Experts believe buyers are now moving forward and getting on with their lives, breathing new life into the property market.
The Council of Mortgage Lenders recently reported lending had rebounded in August – and the body said fears voiced in recent months about the housing market have “proved to be wide of the mark”.
Simon Rubinsohn, chief economist at the Royal Institution of Chartered Surveyors (Rics), said: "The vote was a surprise, and what you found was that there was, as is often the case with a shock to any market, there's a degree of paralysis that creeps in.
“It’s understandable, because people are making a very big decision with buying a house and they don’t know many things, they don’t know what that means for interest rates, they don’t know if there’s going to be mortgage funding around, they don’t know whether it means there’s going to be job losses, job gains – these sorts of uncertainties are always associated with big political events.”
Mr Rubinsohn said swift action from the Bank of England had helped to support confidence.
He continued: “What we’ve seen in our last survey in August is a more stable trend in activity – so we saw sales agreed stop falling and stabilise.

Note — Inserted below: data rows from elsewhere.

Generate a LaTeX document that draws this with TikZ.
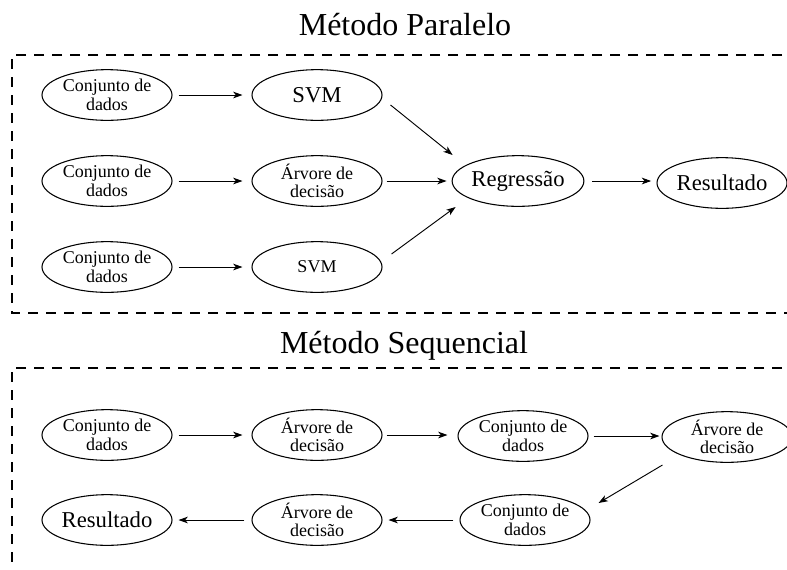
\documentclass[tikz,border=0pt]{standalone}
\usepackage{fontspec}
\setmainfont{Liberation Serif}
\usetikzlibrary{shapes.geometric,arrows.meta,calc}

\tikzset{
  ell/.style={ellipse, draw, line width=0.8pt, minimum width=97.5pt,
    minimum height=38pt, inner sep=0pt, align=center,
    font=\fontsize{13.5}{14}\selectfont},
  bigtext/.style={font=\fontsize{17}{18}\selectfont},
  arr/.style={-{Stealth[length=7pt,width=5pt,inset=2pt]}, line width=0.7pt},
  frame/.style={line width=1.3pt, dash pattern=on 7.5pt off 6pt},
  title/.style={anchor=base, font=\fontsize{24}{26}\selectfont}
}

\begin{document}
\begin{tikzpicture}[x=0.75pt, y=-0.75pt]
\useasboundingbox (0,0) rectangle (787,569);

% ---- parallel method ----
\node[title] (t1) at (405,35) {Método Paralelo};
\draw[frame] (800,55) -- (12,55) -- (12,313) -- (800,313);

\node[ell] (c1) at (107,95) {Conjunto de\\dados};
\node[ell, bigtext] (s1) at (317,95) {SVM};
\node[ell] (c2) at (107,181) {Conjunto de\\dados};
\node[ell] (a2) at (317,181) {Árvore de\\decisão};
\node[ell] (c3) at (107,267) {Conjunto de\\dados};
\node[ell] (s3) at (317,267) {SVM};
\node[ell, bigtext] (reg) at (518,181) {Regressão};
\node[ell, bigtext] (res) at (722,183) {Resultado};

\draw[arr, shorten <=4.5pt, shorten >=6.75pt] (c1) -- (s1);
\draw[arr, shorten <=4.5pt, shorten >=6.75pt] (c2) -- (a2);
\draw[arr, shorten <=4.5pt, shorten >=6.75pt] (c3) -- (s3);
\draw[arr] ($(s1.east)+(8,10)$) -- ($(reg.west)+(1,-26)$);
\draw[arr, shorten <=3pt, shorten >=3.75pt] (a2.east) -- (reg.west);
\draw[arr] ($(s3.east)+(9,-13)$) -- ($(reg.west)+(4,26)$);
\draw[arr, shorten <=6pt, shorten >=4pt] (reg.east) -- (res.west |- reg.east);

% ---- sequential method ----
\node[title] (t2) at (404,353) {Método Sequencial};
\draw[frame] (800,368) -- (12,368) -- (12,580);

\node[ell] (b1) at (107,435) {Conjunto de\\dados};
\node[ell] (b2) at (317,435) {Árvore de\\decisão};
\node[ell] (b3) at (523,436) {Conjunto de\\dados};
\node[ell] (b4) at (727,437) {Árvore de\\decisão};
\node[ell] (b5) at (525,520) {Conjunto de\\dados};
\node[ell] (b6) at (317,520) {Árvore de\\decisão};
\node[ell, bigtext] (b7) at (107,520) {Resultado};

\draw[arr, shorten <=4.5pt, shorten >=6.75pt] (b1) -- (b2);
\draw[arr, shorten <=3pt, shorten >=7.5pt] (b2.east) -- (b3.west |- b2.east);
\draw[arr, shorten <=3.75pt, shorten >=1.5pt] (b3.east) -- (b4.west |- b3.east);
\draw[arr] ($(b4.west)+(1,28)$) -- ($(b5.east)+(8,-17)$);
\draw[arr, shorten <=4.5pt, shorten >=4.5pt] (b5) -- (b6);
\draw[arr, shorten <=5.25pt, shorten >=4.5pt] (b6) -- (b7);
\end{tikzpicture}
\end{document}
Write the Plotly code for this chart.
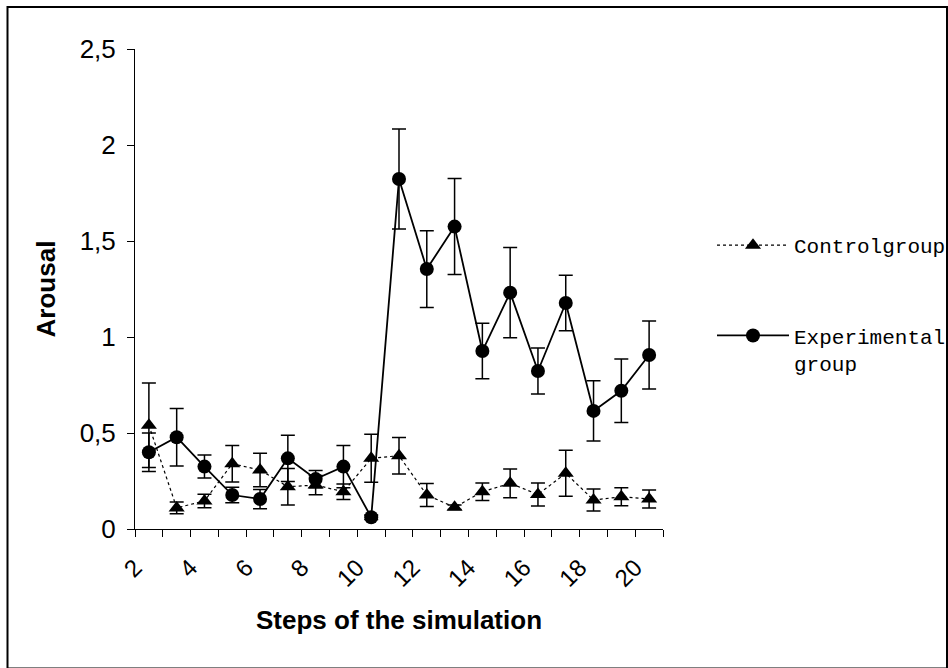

“We also saw buyer inquiries beginning to steady, having fallen for a couple of months. So that’s a signal that perhaps people are no longer getting more and more worried, they’re beginning to see some light and they think that there is perhaps a bit more opportunity.”
He said what came out “loud and clear” from comments in the August survey from Rics was that underlying factors in the market had returned to what they were before the referendum – with surveyors reporting concerns over a lack of stock and tax issues for investors.
Mr Rubinsohn said the full impact of Brexit on the economy may not be known for up to two years – “possibly even more”.
Mark Hayward, managing director of National Association of Estate Agents (NAEA), said falls in the levels of sales and inquiries were seen immediately after the referendum vote.
But he said a pick-up in activity has already started, and having spoken to the NAEA’s members across the UK, “generally there are good levels of activity and good levels of sales”.
Mr Hayward said there is now “more realism in the market”, adding “If a property is priced correctly, it will sell”.
He continued: “There is slight caution, but that caution has interest behind it. But it’s not so frenetic in terms of: ‘I need to do this quickly.’
“At least now, you have a little time to think about whether you want to buy a property – but we’ve still got a dire lack of stock on the market.”